The economic impact of open source on Europe

Matt has some summary information on the report I mentioned here. Here are a few snippets from his post:
Rishab Aiyer Ghosh and UNU-Merit put together this insightful report on the impact of FLOSS (an unfortunate acronym for free/libre open source software) on the European economy. It was financed by the European Commission's Directorate General for Enterprise and Industry.
Why does it matter? The paper starts by suggesting that the information economy accounts for ~10% of the GDP of most developed nations, and more than 50% of their economic growth. Think about that. If even remotely true, it means that the kind of IT we espouse matters a great deal. It's fundamental to our future economic growth. Do we want closed or open economies? I think the answer to that is obvious.

There are a couple of observation made in the post that I agree with. While the study points out the F/LOSS adoption is higher in the EU than it is in the US, commercial adoption is almost certainly higher in the US. The post covers some additional top level highlights, such as % of code contributed by individuals vs. firms vs. institutions, the direct impact of open source on the European economy, innovation, % of software developers in the U.S employed by proprietary packaged software firms (it's lower than you guessed) and more.

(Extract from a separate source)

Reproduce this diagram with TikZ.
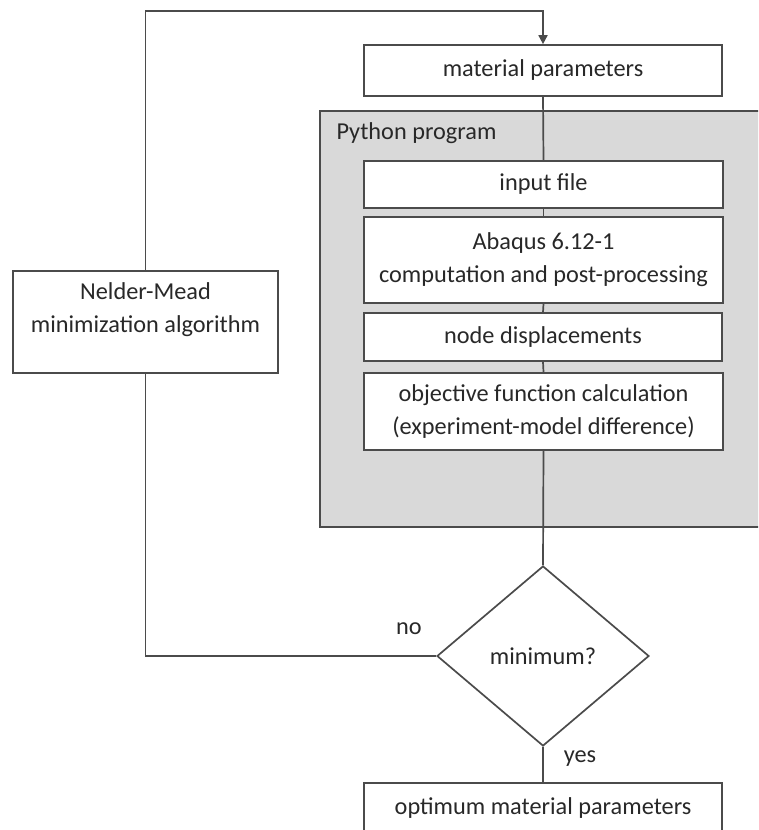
\documentclass[tikz,border=0pt]{standalone}
\usepackage{fontspec}
\setmainfont{Carlito}
\usetikzlibrary{shapes.geometric,arrows.meta}
\definecolor{linec}{RGB}{75,75,75}
\definecolor{txtc}{RGB}{40,40,40}
\definecolor{grayfill}{RGB}{217,217,217}
\begin{document}
\begin{tikzpicture}[x=1pt,y=-1pt,
  txt/.style={text=txtc, font=\fontsize{24.3}{33}\selectfont},
  box/.style={txt, draw=linec, line width=1.7pt, fill=white, rectangle, inner sep=0pt, align=center},
  conn/.style={draw=linec, line width=1.7pt}]
\useasboundingbox (0,0) rectangle (758,830);
\clip (0,0) rectangle (758,830);
% Python program container
\node[draw=linec, line width=1.7pt, fill=grayfill, rectangle, inner sep=0pt,
      minimum width=450pt, minimum height=416pt] (py) at (545,319) {};
\node[txt, anchor=west] (pylabel) at (333,133) {Python program};
% boxes
\node[box, minimum width=358pt, minimum height=51pt] (mat) at (543,70.5) {material parameters};
\node[box, minimum width=359pt, minimum height=47pt] (inp) at (543.5,184.5) {input file};
\node[box, minimum width=359pt, minimum height=86pt] (aba) at (543.5,260) {Abaqus 6.12-1\\computation and post-processing};
\node[box, minimum width=358pt, minimum height=48pt] (nod) at (543,337) {node displacements};
\node[box, minimum width=359pt, minimum height=77pt] (obj) at (543.5,411.5) {objective function calculation\\(experiment-model difference)};
\node[box, minimum width=265pt, minimum height=102pt,
      label={[txt, align=center, anchor=center, yshift=-39pt]north:Nelder-Mead\\minimization algorithm}] (nm) at (145.5,322) {};
\node[txt, draw=linec, line width=1.7pt, fill=white, diamond, inner sep=0pt,
      minimum width=212pt, minimum height=180pt] (dia) at (543,656) {minimum?};
\node[box, anchor=north, minimum width=358pt, minimum height=50pt] (opt) at (543,782) {optimum material parameters};
% labels
\node[txt] (no) at (409,629) {no};
\node[txt] (yes) at (580,759) {yes};
% connectors
\coordinate (topy) at (0,11);
\draw[conn, -{Triangle[width=9pt,length=9pt]}] (nm.north) -- (nm.north |- topy) -| (mat.north);
\draw[conn] (mat.south) -- (inp.north);
\draw[conn] (inp.south) -- (aba.north);
\draw[conn] (aba.south) -- (nod.north);
\draw[conn] (nod.south) -- (obj.north);
\draw[conn] (obj.south) -- (dia.north);
\draw[conn] (dia.west) -| (nm.south);
\draw[conn] (dia.south) -- (opt.north);
\end{tikzpicture}
\end{document}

The conclusion:
So what does this mean for Europe? The report challenges us with the following scenarios:
Europe faces three scenarios:
CLOSED, where existing business models are entrenched through legal and technical regulation, favouring a passive consumer model over new businesses supporting active participation in an information society of “prosumers”;
GENERIC, where current mixed policies lead to a gradual growth of FLOSS while many of the opportunities it presents are missed;
VOLUNTARY, where policies and the market develop to recognise and utilise the potential of FLOSS and similar collaborative models of creativity to harness the full power of active citizens in the information society.

I'm looking forward to reading the entire report even more now. Just have to make some time.